Unnamed: 0,layer,attn,kv_owner,kv_share_group
0,0,GLOBAL,0,0
1,1,LOCAL(SWA),1,1
2,2,LOCAL(SWA),1,1
3,3,LOCAL(SWA),3,2
4,4,LOCAL(SWA),3,2
5,5,LOCAL(SWA),5,3
6,6,GLOBAL,6,4
7,7,LOCAL(SWA),7,5
8,8,LOCAL(SWA),7,5
9,9,LOCAL(SWA),9,6


est_cache_mb@512: 2.0


2025-10-02 01:09:36.092931: I tensorflow/core/platform/cpu_feature_guard.cc:210] This TensorFlow binary is optimized to use available CPU instructions in performance-critical operations.
To enable the following instructions: AVX2 FMA, in other operations, rebuild TensorFlow with the appropriate compiler flags.


[    1] loss=8.813 lr=6.00e-05
[   50] loss=5.440 lr=3.52e-04
[  100] loss=4.412 lr=0.00e+00


{'train_loss': 5.527135457992554,
 'val_loss': 4.630681991577148,
 'ppl': 102.58400168446353,
 'tps': 196059}

In [2]:
# 2) 평가/벤치 유틸
from contextlib import nullcontext

def peak_gpu_mem_mb():
    if device == "cuda":
        torch.cuda.synchronize()
        m = torch.cuda.max_memory_allocated()/(1024**2)
        torch.cuda.reset_peak_memory_stats()
        return round(m,2)
    return 0.0

@torch.no_grad()
def evaluate_ppl(model, val_dl, amp=True):
    model.eval()
    nll=0.0; tok=0
    ctx = (torch.amp.autocast("cuda") if (amp and device=="cuda") else nullcontext())
    with ctx:
        for xb,yb in val_dl:
            xb,yb = xb.to(device), yb.to(device)
            out = model(xb, targets=yb)
            nll += out["loss"].item()*xb.numel()
            tok += xb.numel()
    return math.exp(nll/max(1,tok))
@torch.no_grad()
def bench_generate(model, prompt_len=512, gen_len=256, use_kv_cache=True, kv_share=True, warmup=1, repeat=2):
    model.eval()
    device = next(model.parameters()).device
    vocab = model.cfg.vocab_size
    torch.manual_seed(0)
    prompt = torch.randint(0, vocab, (1, prompt_len), device=device)

    # warmup
    for _ in range(warmup):
        _ = model.generate(prompt, max_new_tokens=16, use_kv_cache=use_kv_cache, kv_share=kv_share)

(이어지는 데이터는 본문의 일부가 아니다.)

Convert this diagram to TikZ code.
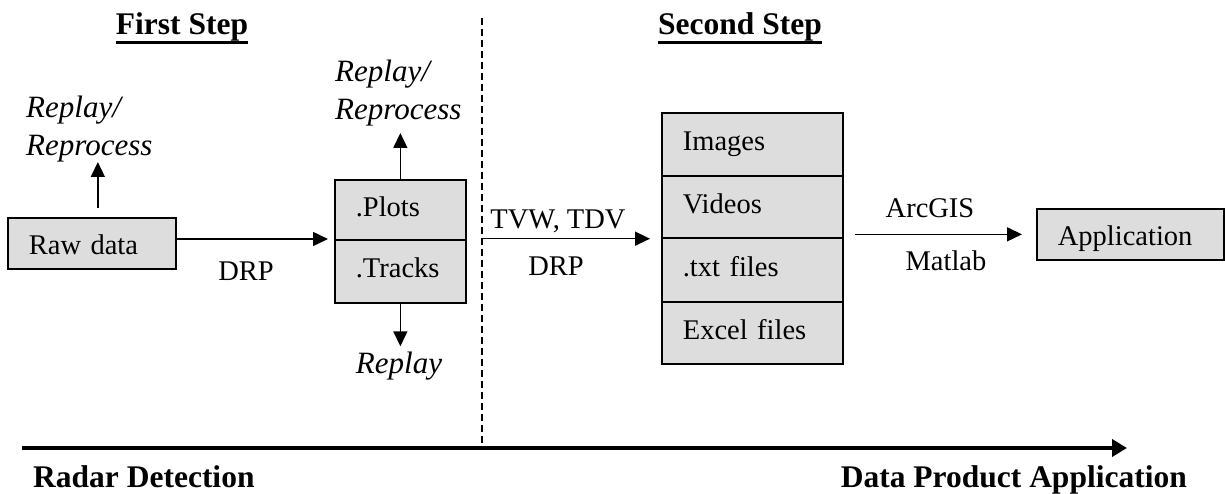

    if device.type == "cuda":
        torch.cuda.reset_peak_memory_stats()

    import time
    times = []
    for _ in range(repeat):
        if device.type == "cuda": torch.cuda.synchronize()
        t0 = time.time()
        _ = model.generate(prompt, max_new_tokens=gen_len, use_kv_cache=use_kv_cache, kv_share=kv_share)
        if device.type == "cuda": torch.cuda.synchronize()
        times.append(time.time() - t0)

    sec = sum(times) / len(times)
    tps = int((prompt_len + gen_len) / sec)
    mem = 0.0
    if device.type == "cuda":
        mem = torch.cuda.max_memory_allocated() / (1024**2)

    # <<< 표준화된 키명 >>>
    return {
        "gen_latency_s": round(sec, 3),
        "gen_tps": tps,
        "gen_peak_mb": round(mem, 2),
    }



In [3]:
# 3) KV-cache 비교 표 (NoCache / KV / KV+Share)
rows=[]

b1 = bench_generate(model, prompt_len=512, gen_len=256, use_kv_cache=False, kv_share=False)
p1 = evaluate_ppl(model, val_dl, amp=True)
rows.append({"title":"No Cache (recompute)", "ppl":round(p1,3), **b1, "est_cache_mb":"-"})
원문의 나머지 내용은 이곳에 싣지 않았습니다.